On trouve parmi eux aussi bien les branches trading d’énergéticiens comme SEFE Market (nouveau nom de Gazprom Germania) ou EDF Trading, que des groupes financiers comme Morgan Stanley, à ne pas confondre avec JP Morgan SE malgré leur histoire commune.

Libéralisation du marché

Cette situation est la conséquence de la volonté européenne de libéraliser le marché de l’électricité en imposant réglementairement la séparation du métier de producteur de celui de distributeur afin d’ouvrir à la concurrence le métier de fournisseur, là où EDF assurait la quasi-totalité du service public de l’électricité, à l’exception de rares entreprises locales de distribution (ELD) et d’une concurrence anecdotique de production, essentiellement assurée par GDF. Les règlements européens ont donc séparé la filiale RTE de la maison EDF, afin de permettre l’utilisation du réseau à tous les nouveaux « fournisseurs alternatifs » auxquels EDF a dû vendre le tiers de sa production nucléaire à prix cassés depuis 15 ans pour leur permettre de lui prendre des parts de marché.

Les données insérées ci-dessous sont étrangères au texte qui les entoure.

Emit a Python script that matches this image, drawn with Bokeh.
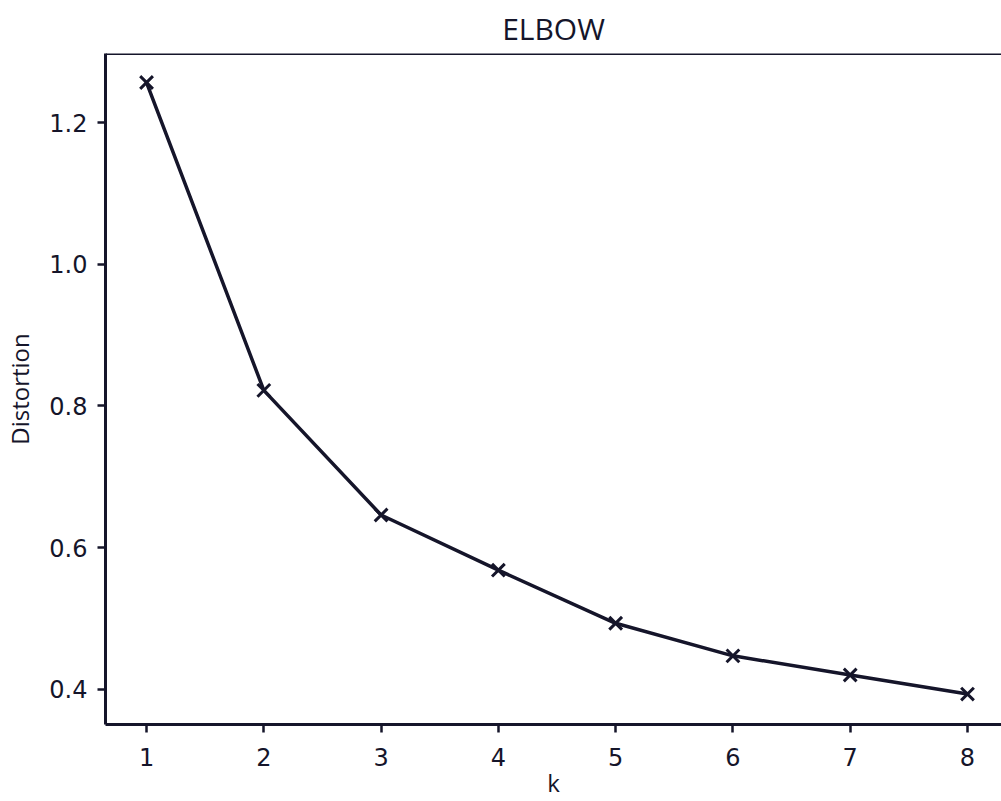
from bokeh.plotting import figure
from bokeh.models import Range1d, Span, FixedTicker, CustomJSTickFormatter
from bokeh.embed import file_html
from bokeh.resources import INLINE

k_values = [1, 2, 3, 4, 5, 6, 7, 8]
distortion = [1.257, 0.822, 0.646, 0.568, 0.493, 0.447, 0.420, 0.393]
x_ticks = [1, 2, 3, 4, 5, 6, 7, 8]
y_ticks = [0.4, 0.6, 0.8, 1.0, 1.2]
title_text = "ELBOW"
x_label = "k"
y_label = "Distortion"

INK = "#15152a"
X0, X1, Y0, Y1 = 0.65, 8.29, 0.350, 1.298

p = figure(width=1001, height=801, output_backend="svg", toolbar_location=None,
           x_range=Range1d(X0, X1), y_range=Range1d(Y0, Y1),
           min_border_left=105, min_border_right=0, min_border_top=53, min_border_bottom=77)
p.title.text = title_text
p.title.align = "center"
p.title.text_font = "Open Sans"
p.title.text_font_style = "normal"
p.title.text_font_size = "30px"
p.title.text_color = INK
p.title.standoff = 10
p.outline_line_color = None
p.grid.visible = False
p.background_fill_color = "white"

p.line(k_values, distortion, line_color=INK, line_width=3.5)
p.scatter(k_values, distortion, marker="x", size=18, line_color=INK, line_width=3)

p.add_layout(Span(location=Y1, dimension="width", line_color=INK, line_width=3))

for ax in (p.xaxis[0], p.yaxis[0]):
    ax.axis_line_color = INK
    ax.axis_line_width = 3
    ax.major_tick_line_color = INK
    ax.major_tick_line_width = 2.5
    ax.major_tick_in = 0
    ax.major_tick_out = 8
    ax.minor_tick_line_color = None
    ax.major_label_text_font = "DejaVu Sans"
    ax.major_label_text_font_size = "24px"
    ax.major_label_text_color = INK
    ax.axis_label_text_font = "Open Sans"
    ax.axis_label_text_font_size = "24px"
    ax.axis_label_text_font_style = "normal"
    ax.axis_label_text_color = INK

p.xaxis.ticker = FixedTicker(ticks=x_ticks)
p.yaxis.ticker = FixedTicker(ticks=y_ticks)
p.yaxis.formatter = CustomJSTickFormatter(code="return tick.toFixed(1);")
p.xaxis.axis_label = x_label
p.yaxis.axis_label = y_label
p.xaxis.major_label_standoff = 15
p.xaxis.axis_label_standoff = -3
p.yaxis.major_label_standoff = 10
p.yaxis.axis_label_standoff = 10

open("out.html", "w").write(file_html(p, INLINE))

Cette libéralisation ne saurait avoir eu d’effet bénéfique pour le consommateur dans le domaine de la production où la stimulation de la concurrence s’est révélée vaine, en dehors de la niche lucrative des EnR subventionnées, ni dans le domaine du transport qui reste l’exclusivité des 2 filiales d’EDF, RTE et Enedis. L’avantage espéré dans le tiers restant de la facture d’électricité qu’est le métier de fournisseur montre ses limites à travers le caractère lucratif des nouveaux métiers que cette concurrence a induit, celui de trader en électricité et celui de fournisseur de services.